Short problem: Retype, word for word, the lines from the first line of the entries through the line that holds "const captionB = '(b)"; leave out the pictures.

Figure scripts:
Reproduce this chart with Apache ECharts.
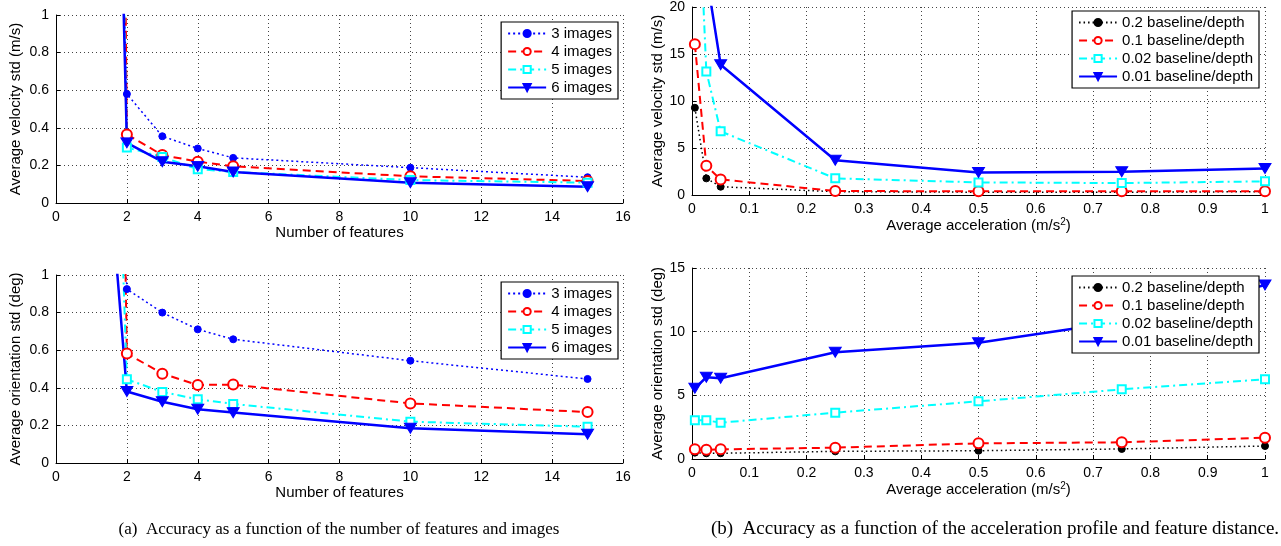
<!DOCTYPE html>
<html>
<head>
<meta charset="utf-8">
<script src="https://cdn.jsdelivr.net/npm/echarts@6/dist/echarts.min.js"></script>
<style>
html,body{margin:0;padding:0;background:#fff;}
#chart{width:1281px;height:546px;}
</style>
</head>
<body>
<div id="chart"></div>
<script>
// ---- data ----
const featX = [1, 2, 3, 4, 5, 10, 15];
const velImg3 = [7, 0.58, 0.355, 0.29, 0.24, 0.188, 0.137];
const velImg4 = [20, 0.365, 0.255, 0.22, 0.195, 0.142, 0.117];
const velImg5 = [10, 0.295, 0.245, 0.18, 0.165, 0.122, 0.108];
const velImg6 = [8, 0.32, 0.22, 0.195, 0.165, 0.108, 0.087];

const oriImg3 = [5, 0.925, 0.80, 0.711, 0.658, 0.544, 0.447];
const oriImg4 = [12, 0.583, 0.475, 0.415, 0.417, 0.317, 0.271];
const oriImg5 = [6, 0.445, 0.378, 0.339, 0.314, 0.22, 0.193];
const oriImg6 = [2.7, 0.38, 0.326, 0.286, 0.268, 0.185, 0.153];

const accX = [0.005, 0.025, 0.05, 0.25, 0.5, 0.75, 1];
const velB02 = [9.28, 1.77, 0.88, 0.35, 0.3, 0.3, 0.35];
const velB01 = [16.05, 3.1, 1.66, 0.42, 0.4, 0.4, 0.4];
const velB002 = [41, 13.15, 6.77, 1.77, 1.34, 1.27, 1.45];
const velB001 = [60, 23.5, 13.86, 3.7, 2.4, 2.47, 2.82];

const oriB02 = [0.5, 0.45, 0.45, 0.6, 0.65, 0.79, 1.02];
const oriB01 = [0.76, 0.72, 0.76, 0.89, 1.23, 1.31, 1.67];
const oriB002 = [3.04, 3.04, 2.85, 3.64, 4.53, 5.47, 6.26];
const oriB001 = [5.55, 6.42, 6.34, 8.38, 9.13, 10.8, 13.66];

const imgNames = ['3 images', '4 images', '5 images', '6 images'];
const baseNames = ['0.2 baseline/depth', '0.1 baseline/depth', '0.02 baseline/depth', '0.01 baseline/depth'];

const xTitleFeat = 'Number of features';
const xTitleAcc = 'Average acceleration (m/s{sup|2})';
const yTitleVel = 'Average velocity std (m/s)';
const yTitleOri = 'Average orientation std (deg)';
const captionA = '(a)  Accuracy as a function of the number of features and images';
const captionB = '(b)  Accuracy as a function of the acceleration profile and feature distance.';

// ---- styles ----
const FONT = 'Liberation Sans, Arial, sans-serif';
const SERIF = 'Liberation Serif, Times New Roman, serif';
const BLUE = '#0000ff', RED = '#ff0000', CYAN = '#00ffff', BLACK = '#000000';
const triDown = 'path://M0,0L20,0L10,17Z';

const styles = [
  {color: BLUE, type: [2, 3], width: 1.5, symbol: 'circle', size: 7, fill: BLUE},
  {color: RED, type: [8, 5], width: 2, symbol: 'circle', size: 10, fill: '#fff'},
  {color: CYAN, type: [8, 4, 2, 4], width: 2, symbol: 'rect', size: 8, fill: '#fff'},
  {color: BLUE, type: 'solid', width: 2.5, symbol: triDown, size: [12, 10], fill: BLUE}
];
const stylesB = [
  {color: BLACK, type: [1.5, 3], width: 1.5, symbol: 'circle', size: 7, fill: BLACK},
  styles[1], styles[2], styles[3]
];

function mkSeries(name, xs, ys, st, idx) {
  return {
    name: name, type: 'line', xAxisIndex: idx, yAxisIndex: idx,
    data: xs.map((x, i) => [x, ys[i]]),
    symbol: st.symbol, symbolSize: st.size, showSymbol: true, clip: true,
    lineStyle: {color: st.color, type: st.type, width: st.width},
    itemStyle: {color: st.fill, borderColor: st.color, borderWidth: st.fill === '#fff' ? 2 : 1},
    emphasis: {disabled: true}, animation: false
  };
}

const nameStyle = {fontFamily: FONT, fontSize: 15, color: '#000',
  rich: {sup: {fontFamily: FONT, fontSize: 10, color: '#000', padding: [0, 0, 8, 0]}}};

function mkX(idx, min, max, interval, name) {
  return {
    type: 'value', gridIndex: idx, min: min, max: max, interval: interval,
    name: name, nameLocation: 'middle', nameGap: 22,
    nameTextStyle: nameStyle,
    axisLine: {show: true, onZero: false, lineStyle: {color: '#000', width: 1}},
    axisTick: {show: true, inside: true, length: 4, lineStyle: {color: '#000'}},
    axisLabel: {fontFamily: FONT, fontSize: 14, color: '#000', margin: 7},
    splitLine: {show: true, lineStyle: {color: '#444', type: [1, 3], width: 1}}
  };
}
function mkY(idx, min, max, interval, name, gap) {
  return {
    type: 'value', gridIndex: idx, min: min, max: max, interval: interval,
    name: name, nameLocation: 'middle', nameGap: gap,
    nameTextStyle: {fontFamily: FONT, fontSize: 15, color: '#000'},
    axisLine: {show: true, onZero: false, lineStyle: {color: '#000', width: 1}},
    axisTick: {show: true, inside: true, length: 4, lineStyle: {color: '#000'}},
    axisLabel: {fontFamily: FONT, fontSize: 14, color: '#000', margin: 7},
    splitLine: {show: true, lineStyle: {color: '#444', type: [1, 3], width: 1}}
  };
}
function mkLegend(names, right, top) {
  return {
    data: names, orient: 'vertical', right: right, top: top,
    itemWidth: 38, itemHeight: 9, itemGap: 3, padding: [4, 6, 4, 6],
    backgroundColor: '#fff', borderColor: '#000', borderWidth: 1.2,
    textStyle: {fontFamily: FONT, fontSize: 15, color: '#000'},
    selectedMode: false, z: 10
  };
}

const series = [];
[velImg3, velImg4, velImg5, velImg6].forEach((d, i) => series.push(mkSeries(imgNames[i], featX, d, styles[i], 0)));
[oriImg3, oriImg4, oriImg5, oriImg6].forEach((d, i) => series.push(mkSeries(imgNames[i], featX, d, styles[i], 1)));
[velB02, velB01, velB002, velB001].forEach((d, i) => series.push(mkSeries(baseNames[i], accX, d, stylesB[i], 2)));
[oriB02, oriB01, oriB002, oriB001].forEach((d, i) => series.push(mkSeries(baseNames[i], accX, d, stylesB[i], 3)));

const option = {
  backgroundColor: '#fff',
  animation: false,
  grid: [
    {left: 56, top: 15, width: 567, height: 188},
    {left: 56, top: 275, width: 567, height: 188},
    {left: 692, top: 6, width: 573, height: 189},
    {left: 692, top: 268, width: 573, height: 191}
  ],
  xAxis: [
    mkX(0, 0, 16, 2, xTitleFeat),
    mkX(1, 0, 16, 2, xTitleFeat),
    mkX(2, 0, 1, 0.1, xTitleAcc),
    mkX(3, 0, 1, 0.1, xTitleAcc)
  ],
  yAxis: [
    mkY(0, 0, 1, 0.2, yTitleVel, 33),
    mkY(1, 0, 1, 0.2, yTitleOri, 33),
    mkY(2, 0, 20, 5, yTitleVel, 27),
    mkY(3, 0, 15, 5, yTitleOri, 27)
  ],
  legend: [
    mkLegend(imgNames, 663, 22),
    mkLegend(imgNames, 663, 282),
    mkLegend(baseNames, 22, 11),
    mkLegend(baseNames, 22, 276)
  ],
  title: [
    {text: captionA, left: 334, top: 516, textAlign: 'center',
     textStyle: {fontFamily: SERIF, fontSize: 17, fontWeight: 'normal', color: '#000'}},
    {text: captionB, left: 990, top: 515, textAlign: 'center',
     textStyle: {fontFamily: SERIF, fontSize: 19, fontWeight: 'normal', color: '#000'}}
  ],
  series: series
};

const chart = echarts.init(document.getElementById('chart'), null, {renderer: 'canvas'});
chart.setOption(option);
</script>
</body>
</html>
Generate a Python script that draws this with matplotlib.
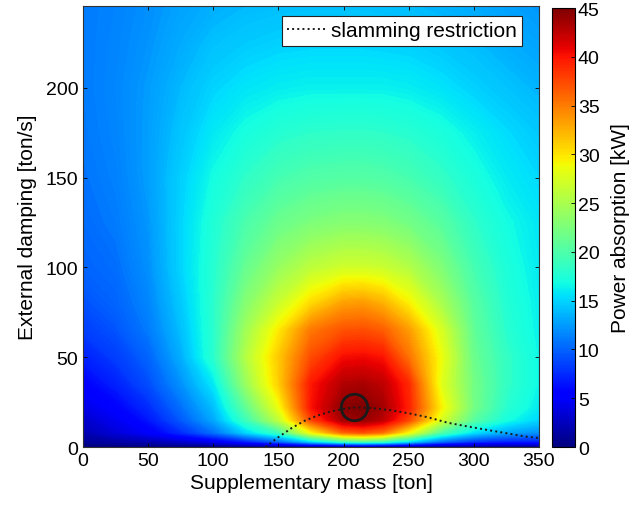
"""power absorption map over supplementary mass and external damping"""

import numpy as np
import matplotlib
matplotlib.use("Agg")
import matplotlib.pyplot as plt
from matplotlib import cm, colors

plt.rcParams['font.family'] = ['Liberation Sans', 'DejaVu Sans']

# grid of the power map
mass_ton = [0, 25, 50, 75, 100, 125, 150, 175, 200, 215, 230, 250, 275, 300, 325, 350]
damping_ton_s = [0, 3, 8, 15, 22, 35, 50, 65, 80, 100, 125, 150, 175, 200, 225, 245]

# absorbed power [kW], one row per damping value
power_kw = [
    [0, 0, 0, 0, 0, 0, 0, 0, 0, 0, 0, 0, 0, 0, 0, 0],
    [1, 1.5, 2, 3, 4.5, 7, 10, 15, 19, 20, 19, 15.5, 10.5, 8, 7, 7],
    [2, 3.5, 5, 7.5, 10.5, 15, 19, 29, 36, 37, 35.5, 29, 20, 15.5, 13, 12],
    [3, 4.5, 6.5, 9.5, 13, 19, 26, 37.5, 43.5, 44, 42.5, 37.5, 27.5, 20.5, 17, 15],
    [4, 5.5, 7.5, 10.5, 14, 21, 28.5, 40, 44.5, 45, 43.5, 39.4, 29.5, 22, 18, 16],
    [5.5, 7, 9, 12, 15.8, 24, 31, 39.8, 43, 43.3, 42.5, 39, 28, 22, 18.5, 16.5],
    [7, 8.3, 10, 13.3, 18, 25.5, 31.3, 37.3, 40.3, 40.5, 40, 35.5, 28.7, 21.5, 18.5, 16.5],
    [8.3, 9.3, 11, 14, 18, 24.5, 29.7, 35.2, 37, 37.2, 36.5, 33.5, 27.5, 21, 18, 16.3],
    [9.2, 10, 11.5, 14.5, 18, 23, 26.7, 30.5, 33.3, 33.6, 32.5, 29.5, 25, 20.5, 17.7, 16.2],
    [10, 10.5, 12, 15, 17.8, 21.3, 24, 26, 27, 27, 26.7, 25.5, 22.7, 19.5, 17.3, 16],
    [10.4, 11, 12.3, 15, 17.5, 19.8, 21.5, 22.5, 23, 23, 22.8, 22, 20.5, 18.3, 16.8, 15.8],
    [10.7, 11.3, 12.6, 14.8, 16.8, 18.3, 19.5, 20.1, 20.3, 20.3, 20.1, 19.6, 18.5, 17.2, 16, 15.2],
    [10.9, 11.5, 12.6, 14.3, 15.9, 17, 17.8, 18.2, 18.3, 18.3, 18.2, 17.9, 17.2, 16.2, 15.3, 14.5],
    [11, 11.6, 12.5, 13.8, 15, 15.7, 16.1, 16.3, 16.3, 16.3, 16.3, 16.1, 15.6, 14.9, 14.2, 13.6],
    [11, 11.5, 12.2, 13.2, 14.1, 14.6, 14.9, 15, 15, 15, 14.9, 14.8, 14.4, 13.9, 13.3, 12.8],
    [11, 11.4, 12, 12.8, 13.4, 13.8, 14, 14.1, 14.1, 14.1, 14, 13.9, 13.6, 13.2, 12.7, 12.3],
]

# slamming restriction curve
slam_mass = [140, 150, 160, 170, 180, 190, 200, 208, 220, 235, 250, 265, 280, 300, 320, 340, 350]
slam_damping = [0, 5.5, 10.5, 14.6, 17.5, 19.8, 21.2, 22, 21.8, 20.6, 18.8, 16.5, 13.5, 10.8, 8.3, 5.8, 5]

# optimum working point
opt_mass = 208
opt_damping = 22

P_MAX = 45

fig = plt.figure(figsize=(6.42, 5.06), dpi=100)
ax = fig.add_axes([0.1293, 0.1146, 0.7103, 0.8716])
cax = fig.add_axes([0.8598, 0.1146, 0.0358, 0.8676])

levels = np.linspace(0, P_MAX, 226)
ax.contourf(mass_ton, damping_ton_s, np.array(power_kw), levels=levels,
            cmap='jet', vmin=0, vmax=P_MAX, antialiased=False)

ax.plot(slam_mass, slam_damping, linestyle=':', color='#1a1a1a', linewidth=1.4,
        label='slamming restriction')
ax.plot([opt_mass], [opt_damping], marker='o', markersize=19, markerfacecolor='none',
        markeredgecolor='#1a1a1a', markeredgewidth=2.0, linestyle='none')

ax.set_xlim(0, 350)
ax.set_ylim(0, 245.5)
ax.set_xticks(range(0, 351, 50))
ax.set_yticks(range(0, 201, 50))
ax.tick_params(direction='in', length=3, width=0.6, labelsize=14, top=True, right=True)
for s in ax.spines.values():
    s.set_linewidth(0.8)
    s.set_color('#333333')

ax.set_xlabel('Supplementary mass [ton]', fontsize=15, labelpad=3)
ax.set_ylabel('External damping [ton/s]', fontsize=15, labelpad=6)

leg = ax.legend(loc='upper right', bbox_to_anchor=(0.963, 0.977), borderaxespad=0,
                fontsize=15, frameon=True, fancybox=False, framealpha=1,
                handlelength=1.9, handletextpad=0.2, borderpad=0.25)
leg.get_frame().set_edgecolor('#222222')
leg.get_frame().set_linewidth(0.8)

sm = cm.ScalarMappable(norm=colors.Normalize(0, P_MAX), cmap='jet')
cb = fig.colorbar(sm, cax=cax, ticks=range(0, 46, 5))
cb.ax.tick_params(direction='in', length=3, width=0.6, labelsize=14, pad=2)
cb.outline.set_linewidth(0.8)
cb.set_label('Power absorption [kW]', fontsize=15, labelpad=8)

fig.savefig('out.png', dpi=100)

The completed task:
Reproduce this chart with Apache ECharts.
<!DOCTYPE html>
<html>
<head>
<meta charset="utf-8">
<script src="https://cdn.jsdelivr.net/npm/echarts@6/dist/echarts.min.js"></script>
<style>
html,body{margin:0;padding:0;background:#fff;}
#chart{width:1281px;height:546px;}
</style>
</head>
<body>
<div id="chart"></div>
<script>
// ---- data ----
const featX = [1, 2, 3, 4, 5, 10, 15];
const velImg3 = [7, 0.58, 0.355, 0.29, 0.24, 0.188, 0.137];
const velImg4 = [20, 0.365, 0.255, 0.22, 0.195, 0.142, 0.117];
const velImg5 = [10, 0.295, 0.245, 0.18, 0.165, 0.122, 0.108];
const velImg6 = [8, 0.32, 0.22, 0.195, 0.165, 0.108, 0.087];

const oriImg3 = [5, 0.925, 0.80, 0.711, 0.658, 0.544, 0.447];
const oriImg4 = [12, 0.583, 0.475, 0.415, 0.417, 0.317, 0.271];
const oriImg5 = [6, 0.445, 0.378, 0.339, 0.314, 0.22, 0.193];
const oriImg6 = [2.7, 0.38, 0.326, 0.286, 0.268, 0.185, 0.153];

const accX = [0.005, 0.025, 0.05, 0.25, 0.5, 0.75, 1];
const velB02 = [9.28, 1.77, 0.88, 0.35, 0.3, 0.3, 0.35];
const velB01 = [16.05, 3.1, 1.66, 0.42, 0.4, 0.4, 0.4];
const velB002 = [41, 13.15, 6.77, 1.77, 1.34, 1.27, 1.45];
const velB001 = [60, 23.5, 13.86, 3.7, 2.4, 2.47, 2.82];

const oriB02 = [0.5, 0.45, 0.45, 0.6, 0.65, 0.79, 1.02];
const oriB01 = [0.76, 0.72, 0.76, 0.89, 1.23, 1.31, 1.67];
const oriB002 = [3.04, 3.04, 2.85, 3.64, 4.53, 5.47, 6.26];
const oriB001 = [5.55, 6.42, 6.34, 8.38, 9.13, 10.8, 13.66];

const imgNames = ['3 images', '4 images', '5 images', '6 images'];
const baseNames = ['0.2 baseline/depth', '0.1 baseline/depth', '0.02 baseline/depth', '0.01 baseline/depth'];

const xTitleFeat = 'Number of features';
const xTitleAcc = 'Average acceleration (m/s{sup|2})';
const yTitleVel = 'Average velocity std (m/s)';
const yTitleOri = 'Average orientation std (deg)';
const captionA = '(a)  Accuracy as a function of the number of features and images';
const captionB = '(b)  Accuracy as a function of the acceleration profile and feature distance.';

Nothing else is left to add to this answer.